On August 5, 1994 there was a social explosion in Cuba called the Maleconazo that threatened the dictatorship, but the opposition both inside and outside of the island was not ready to seize the moment. Instead the Cuban dictatorship cracked down internally and opened the ports turning a political crisis for the dictatorship into an immigration problem for the United States that led to a negotiated immigration agreement and a new lease on life for the dictatorship. Yoani Sanchez compared this uprising with the events in Beijing in June of 1989:
"Apart from the distances: in China they tried to erase what happened in Tiananmen Square and in Cuba the Maleconazo."In both cases the government of the United States backed up the regimes in power at the expense of the people in the streets.
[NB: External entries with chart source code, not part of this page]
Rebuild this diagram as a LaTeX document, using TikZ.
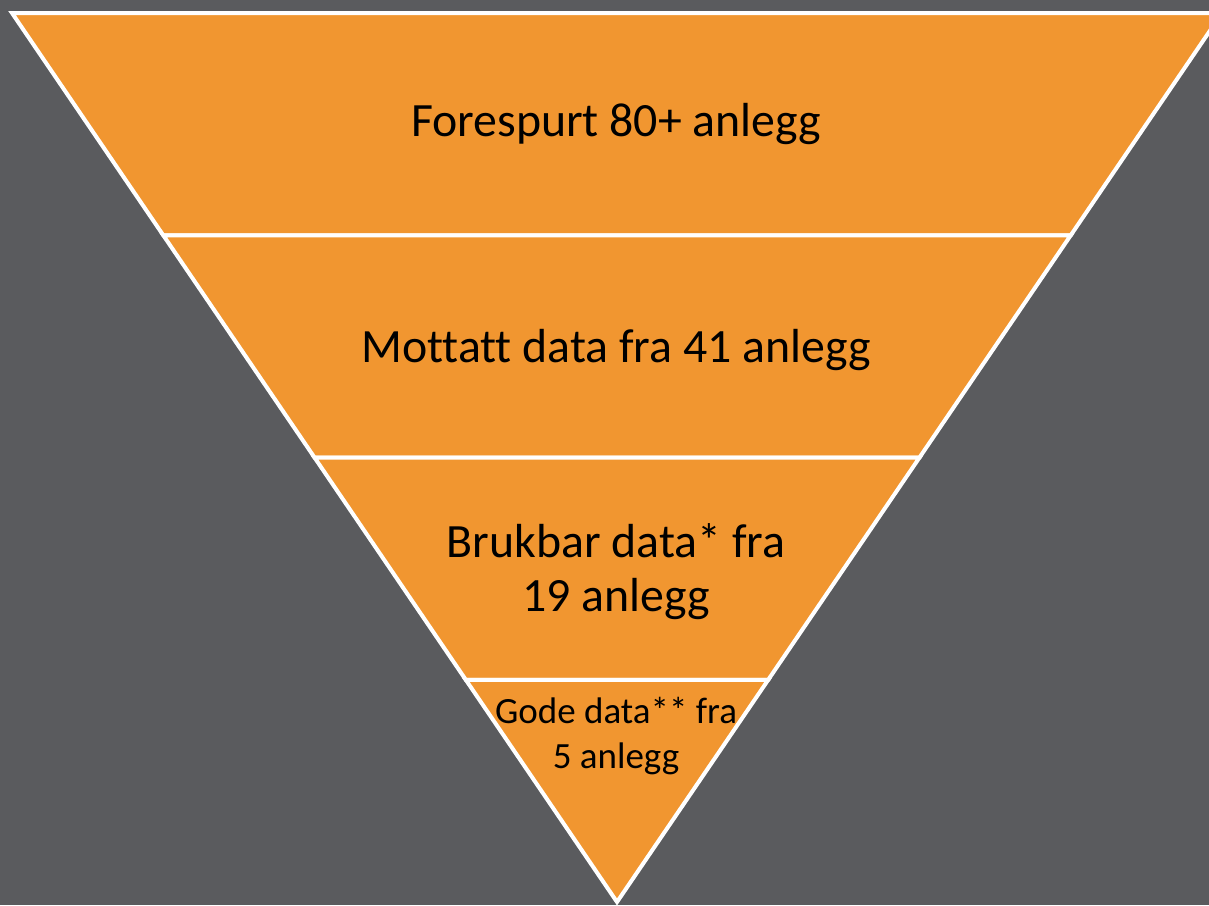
\documentclass[tikz,border=0pt]{standalone}
\usepackage{fontspec}
\setmainfont{Carlito}[Ligatures=CommonOff]
\usetikzlibrary{calc}
\definecolor{bg}{RGB}{90,91,94}
\definecolor{fun}{RGB}{241,150,48}
\begin{document}
\begin{tikzpicture}[x=1pt,y=-1pt,
  band/.style={fill=fun,draw=white,line width=4pt,line join=miter},
  biglbl/.style={font=\fontsize{47.8}{54}\selectfont,align=center,text=black,inner sep=0pt},
  smalllbl/.style={font=\fontsize{37}{45}\selectfont,align=center,text=black,inner sep=0pt}]
\useasboundingbox (0,0) rectangle (1209,905);
\fill[bg] (0,0) rectangle (1209,905);
\clip (0,0) rectangle (1209,905);
\coordinate (TL) at (12,13);
\coordinate (TR) at (1222,13);
\coordinate (A) at (617,902);
\coordinate (L1) at ($(TL)!0.25!(A)$);
\coordinate (R1) at ($(TR)!0.25!(A)$);
\coordinate (L2) at ($(TL)!0.5!(A)$);
\coordinate (R2) at ($(TR)!0.5!(A)$);
\coordinate (L3) at ($(TL)!0.75!(A)$);
\coordinate (R3) at ($(TR)!0.75!(A)$);
\draw[band] (TL) -- (TR) -- (R1) -- (L1) -- cycle;
\draw[band] (L1) -- (R1) -- (R2) -- (L2) -- cycle;
\draw[band] (L2) -- (R2) -- (R3) -- (L3) -- cycle;
\draw[band] (L3) -- (R3) -- (A) -- cycle;
\node[biglbl,anchor=base] (t1) at (616,136) {Forespurt 80+ anlegg};
\node[biglbl,anchor=base] (t2) at (616,362) {Mottatt data fra 41 anlegg};
\node[biglbl] (t3) at (616,572) {Brukbar data* fra\\19 anlegg};
\node[smalllbl] (t4) at (616,736) {Gode data** fra\\5 anlegg};
\end{tikzpicture}
\end{document}
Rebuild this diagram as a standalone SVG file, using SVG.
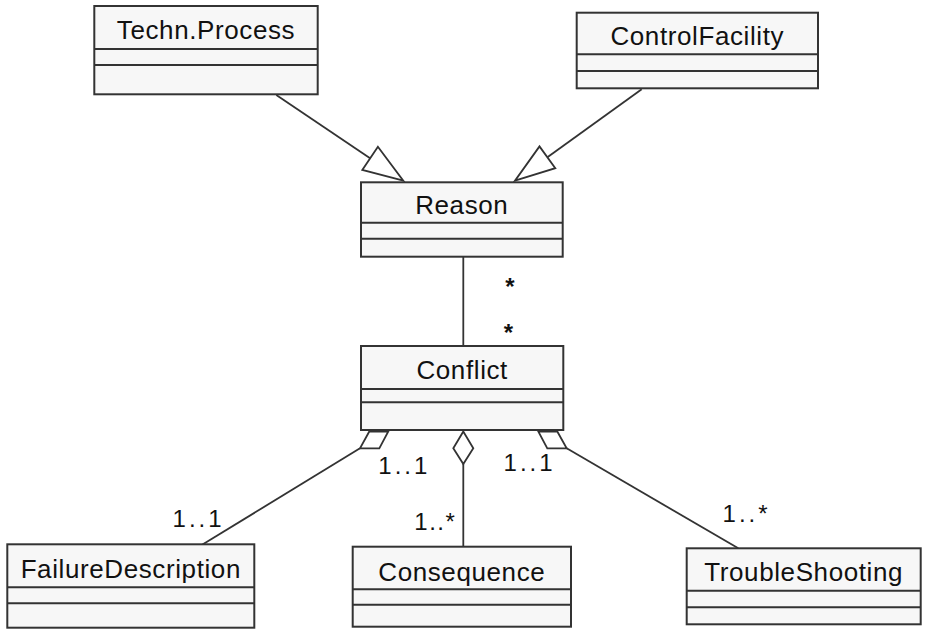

Unfortunately, other parts of the world are also following this regrettable path and turning their backs on the example set by a previous generation of leaders who brought their country out of totalitarian darkness into the community of free nations. The end result, in my opinion, explains the steady decline in human rights around the world over the past eight years. Unfortunately, it seems that it has been overall U.S. foreign policy since June of 1989 that has "jumped the shark" with China policy leading the way.
Thankfully, Vaclav Havel and his ideas on the power of the powerless and living in truth still give me some hope for the future even if they are falling out of fashion in the Czech Foreign Ministry today.